BEGIN AVAILABLE DATA

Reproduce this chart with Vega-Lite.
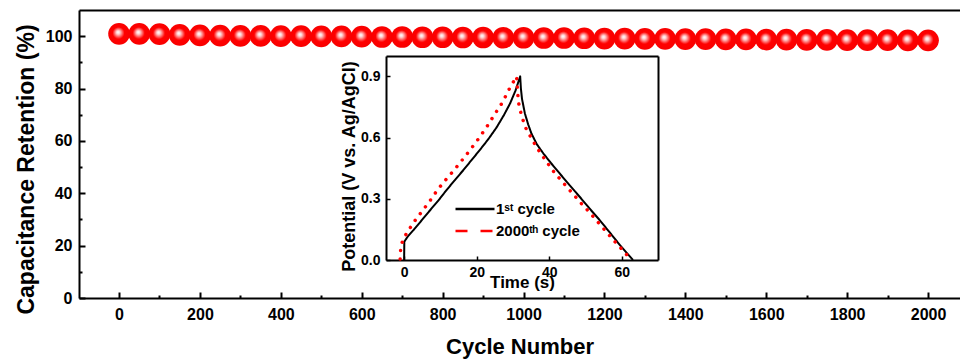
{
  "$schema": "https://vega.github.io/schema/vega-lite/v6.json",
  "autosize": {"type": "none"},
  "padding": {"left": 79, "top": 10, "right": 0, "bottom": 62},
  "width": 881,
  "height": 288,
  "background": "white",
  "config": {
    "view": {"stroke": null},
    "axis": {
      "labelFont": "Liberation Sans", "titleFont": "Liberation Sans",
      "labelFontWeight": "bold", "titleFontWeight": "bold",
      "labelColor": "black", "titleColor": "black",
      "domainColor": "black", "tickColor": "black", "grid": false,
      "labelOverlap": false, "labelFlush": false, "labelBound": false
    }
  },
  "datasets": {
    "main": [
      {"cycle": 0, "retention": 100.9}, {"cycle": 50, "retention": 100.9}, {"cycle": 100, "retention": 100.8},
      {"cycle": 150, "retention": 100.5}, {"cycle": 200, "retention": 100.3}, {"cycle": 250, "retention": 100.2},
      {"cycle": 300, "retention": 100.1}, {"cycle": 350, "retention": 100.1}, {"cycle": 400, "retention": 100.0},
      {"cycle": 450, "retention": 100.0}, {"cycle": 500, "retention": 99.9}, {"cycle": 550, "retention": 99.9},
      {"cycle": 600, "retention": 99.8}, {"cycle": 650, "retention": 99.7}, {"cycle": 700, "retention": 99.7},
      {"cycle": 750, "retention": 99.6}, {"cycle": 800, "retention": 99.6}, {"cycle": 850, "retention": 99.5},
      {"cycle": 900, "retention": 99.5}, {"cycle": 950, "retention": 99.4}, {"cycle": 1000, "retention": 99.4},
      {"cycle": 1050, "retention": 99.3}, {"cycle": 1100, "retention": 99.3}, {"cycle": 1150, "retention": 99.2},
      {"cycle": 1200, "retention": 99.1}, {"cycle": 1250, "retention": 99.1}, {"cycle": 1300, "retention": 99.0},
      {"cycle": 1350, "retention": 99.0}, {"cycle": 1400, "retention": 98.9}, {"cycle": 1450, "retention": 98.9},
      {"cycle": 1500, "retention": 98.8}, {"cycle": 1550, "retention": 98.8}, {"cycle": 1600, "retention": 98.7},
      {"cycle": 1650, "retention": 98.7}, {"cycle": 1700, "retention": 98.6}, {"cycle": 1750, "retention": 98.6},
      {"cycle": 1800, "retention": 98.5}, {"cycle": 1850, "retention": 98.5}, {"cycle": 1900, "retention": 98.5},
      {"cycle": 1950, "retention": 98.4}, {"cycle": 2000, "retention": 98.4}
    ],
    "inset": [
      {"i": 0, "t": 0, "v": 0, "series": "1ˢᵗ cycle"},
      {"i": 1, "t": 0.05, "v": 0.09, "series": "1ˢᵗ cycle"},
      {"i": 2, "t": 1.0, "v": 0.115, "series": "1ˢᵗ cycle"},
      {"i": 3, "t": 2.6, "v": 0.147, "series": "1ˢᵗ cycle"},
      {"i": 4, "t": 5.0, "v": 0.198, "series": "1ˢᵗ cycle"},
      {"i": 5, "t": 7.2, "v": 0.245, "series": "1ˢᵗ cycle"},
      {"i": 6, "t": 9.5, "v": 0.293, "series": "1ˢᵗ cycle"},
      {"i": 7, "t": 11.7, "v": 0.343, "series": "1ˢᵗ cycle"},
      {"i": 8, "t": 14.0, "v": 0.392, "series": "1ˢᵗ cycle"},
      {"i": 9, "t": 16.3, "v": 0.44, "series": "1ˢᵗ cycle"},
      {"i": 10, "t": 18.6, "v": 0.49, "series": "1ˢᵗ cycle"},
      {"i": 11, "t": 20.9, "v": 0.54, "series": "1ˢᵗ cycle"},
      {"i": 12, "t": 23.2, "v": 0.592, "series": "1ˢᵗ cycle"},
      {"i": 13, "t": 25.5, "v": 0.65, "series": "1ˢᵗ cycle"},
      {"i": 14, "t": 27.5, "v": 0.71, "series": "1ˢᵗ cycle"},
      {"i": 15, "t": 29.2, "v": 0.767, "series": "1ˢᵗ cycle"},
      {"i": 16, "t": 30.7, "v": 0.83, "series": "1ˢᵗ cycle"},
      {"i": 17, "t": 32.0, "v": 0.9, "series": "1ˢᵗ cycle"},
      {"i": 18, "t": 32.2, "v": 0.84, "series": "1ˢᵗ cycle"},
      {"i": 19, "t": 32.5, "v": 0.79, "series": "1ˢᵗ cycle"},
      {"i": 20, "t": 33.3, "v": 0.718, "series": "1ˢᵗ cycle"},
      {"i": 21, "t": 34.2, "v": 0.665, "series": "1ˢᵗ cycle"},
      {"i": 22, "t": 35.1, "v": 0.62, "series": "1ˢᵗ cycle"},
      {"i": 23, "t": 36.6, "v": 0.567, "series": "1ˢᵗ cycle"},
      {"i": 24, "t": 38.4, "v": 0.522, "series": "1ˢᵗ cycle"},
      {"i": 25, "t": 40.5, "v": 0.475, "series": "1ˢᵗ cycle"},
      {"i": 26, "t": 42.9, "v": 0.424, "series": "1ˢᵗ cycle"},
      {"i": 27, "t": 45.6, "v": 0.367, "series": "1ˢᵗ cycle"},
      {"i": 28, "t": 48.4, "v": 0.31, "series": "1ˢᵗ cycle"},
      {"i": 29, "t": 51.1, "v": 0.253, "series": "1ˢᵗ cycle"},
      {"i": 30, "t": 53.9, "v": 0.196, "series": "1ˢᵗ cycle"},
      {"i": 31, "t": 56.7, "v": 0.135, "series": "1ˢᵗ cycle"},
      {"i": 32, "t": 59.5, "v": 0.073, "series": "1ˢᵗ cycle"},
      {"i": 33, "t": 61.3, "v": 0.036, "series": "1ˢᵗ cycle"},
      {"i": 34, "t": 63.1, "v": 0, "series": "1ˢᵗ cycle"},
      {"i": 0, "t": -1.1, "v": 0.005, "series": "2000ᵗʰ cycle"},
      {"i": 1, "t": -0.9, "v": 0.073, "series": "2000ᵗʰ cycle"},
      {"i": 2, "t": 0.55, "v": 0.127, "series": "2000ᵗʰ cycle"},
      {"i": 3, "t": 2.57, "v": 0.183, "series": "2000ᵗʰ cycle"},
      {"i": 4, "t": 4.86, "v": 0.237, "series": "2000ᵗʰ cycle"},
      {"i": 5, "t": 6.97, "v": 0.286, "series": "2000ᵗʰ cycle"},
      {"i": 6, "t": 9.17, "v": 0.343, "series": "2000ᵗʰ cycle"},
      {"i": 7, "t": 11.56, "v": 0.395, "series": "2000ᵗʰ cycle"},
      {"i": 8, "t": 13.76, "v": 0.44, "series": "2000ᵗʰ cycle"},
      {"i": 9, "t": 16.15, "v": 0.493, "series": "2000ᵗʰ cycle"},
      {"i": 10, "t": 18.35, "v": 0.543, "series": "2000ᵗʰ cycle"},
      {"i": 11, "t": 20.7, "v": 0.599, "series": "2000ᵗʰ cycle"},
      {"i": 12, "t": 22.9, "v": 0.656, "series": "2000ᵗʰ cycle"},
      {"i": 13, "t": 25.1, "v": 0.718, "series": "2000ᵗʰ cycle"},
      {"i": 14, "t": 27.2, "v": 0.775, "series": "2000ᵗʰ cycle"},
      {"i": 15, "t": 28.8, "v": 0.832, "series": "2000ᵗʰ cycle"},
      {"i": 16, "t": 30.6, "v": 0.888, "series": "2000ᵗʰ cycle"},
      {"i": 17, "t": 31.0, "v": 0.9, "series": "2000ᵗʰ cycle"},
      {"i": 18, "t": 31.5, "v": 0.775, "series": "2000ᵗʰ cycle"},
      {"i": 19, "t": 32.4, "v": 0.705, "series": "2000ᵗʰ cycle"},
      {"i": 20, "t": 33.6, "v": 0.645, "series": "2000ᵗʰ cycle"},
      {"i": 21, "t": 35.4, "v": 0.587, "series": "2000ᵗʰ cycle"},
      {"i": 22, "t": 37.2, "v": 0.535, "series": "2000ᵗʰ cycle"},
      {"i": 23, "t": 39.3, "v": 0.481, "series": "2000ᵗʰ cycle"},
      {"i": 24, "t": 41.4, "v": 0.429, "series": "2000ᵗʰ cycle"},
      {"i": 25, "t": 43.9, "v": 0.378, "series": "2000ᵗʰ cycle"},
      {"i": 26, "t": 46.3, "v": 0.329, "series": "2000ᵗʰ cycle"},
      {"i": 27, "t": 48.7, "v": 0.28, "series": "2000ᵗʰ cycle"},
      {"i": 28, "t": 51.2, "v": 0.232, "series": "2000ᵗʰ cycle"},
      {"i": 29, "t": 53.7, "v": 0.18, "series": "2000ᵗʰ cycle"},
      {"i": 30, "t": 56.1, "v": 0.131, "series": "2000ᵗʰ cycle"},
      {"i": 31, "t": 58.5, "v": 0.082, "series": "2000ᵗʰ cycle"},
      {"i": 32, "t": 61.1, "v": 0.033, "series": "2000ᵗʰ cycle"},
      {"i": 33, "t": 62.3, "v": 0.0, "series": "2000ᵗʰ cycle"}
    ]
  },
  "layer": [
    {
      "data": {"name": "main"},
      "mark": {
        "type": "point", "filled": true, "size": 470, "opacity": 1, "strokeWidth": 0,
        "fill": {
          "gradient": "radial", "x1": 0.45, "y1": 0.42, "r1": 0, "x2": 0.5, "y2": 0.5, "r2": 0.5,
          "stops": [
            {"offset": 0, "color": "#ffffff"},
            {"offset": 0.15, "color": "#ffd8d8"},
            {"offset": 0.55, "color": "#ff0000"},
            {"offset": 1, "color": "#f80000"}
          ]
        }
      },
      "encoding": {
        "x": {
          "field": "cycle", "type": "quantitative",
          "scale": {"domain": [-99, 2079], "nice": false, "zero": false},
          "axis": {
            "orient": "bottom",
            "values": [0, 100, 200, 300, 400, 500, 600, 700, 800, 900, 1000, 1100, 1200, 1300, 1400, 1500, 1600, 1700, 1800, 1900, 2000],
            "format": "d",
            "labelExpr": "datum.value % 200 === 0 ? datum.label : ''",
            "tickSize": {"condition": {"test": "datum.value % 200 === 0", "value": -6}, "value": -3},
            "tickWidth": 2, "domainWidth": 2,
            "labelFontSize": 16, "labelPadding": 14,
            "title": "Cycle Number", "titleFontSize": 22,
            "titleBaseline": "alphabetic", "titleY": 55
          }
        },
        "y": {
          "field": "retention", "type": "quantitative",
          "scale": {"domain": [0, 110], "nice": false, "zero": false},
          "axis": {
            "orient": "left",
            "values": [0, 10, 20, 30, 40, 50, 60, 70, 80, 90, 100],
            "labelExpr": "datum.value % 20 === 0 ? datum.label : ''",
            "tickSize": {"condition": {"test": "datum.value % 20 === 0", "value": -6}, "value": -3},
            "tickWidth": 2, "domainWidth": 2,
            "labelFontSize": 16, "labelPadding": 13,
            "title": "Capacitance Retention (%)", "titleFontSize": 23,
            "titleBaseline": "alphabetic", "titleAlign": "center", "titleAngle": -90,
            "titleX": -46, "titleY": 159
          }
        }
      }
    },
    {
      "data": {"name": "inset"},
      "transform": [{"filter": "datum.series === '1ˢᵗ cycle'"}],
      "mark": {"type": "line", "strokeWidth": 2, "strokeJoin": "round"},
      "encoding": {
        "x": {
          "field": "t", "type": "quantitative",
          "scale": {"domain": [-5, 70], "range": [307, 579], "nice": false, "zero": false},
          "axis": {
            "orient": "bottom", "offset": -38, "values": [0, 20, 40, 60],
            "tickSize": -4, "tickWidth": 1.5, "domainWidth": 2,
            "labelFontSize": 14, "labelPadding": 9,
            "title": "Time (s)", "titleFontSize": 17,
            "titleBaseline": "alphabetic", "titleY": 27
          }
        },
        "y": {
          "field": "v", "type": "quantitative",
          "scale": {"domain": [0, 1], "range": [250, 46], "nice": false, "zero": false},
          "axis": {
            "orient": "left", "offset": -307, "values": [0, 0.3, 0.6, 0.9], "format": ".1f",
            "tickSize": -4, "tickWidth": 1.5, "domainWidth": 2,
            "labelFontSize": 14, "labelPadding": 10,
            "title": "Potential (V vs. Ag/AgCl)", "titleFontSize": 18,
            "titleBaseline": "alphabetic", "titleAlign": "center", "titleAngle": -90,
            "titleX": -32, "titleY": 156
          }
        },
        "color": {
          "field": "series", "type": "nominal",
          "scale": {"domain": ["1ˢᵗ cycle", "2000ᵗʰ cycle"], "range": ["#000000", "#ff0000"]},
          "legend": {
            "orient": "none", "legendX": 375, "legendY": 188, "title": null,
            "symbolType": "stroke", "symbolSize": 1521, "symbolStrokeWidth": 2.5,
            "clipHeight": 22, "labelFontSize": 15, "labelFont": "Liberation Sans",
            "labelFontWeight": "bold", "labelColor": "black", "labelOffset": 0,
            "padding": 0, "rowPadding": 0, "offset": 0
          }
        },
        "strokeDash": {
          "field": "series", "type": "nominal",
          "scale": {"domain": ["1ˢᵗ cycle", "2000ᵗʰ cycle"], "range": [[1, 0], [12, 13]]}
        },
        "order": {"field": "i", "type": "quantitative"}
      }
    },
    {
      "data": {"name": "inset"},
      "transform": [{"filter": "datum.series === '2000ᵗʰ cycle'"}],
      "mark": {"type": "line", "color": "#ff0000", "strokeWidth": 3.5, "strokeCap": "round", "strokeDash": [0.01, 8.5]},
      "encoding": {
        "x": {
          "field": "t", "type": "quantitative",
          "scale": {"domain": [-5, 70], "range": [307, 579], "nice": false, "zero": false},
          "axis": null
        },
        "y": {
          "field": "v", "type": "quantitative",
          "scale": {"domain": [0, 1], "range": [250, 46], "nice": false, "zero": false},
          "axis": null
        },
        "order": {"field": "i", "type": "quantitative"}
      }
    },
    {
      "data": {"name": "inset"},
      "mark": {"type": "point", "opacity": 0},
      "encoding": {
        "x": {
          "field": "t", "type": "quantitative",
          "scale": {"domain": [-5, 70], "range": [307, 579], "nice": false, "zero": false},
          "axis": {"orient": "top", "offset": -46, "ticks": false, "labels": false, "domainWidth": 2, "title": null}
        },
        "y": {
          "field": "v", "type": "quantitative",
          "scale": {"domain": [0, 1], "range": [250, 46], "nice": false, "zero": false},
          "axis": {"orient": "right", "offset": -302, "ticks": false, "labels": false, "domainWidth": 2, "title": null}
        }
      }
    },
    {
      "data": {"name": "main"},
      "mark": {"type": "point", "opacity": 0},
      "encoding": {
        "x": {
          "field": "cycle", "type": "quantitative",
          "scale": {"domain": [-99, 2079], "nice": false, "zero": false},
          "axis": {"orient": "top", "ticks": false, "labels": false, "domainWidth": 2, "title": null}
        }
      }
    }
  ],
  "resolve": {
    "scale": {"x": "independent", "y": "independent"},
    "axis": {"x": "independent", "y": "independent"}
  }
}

END AVAILABLE DATA
BEGIN AVAILABLE DATA

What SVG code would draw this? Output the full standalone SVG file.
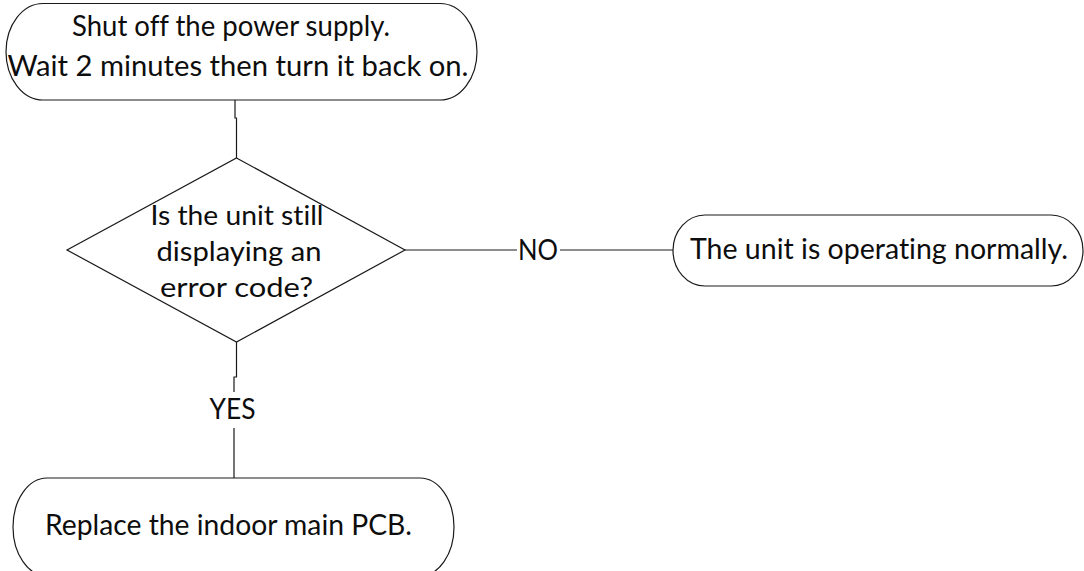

END AVAILABLE DATA

**DIRECTIVE:** Copy out every line with the word "this".

**EXPECTED ANSWER:**
Reproduce this chart with Vega-Lite.
What SVG code would draw this? Output the full standalone SVG file.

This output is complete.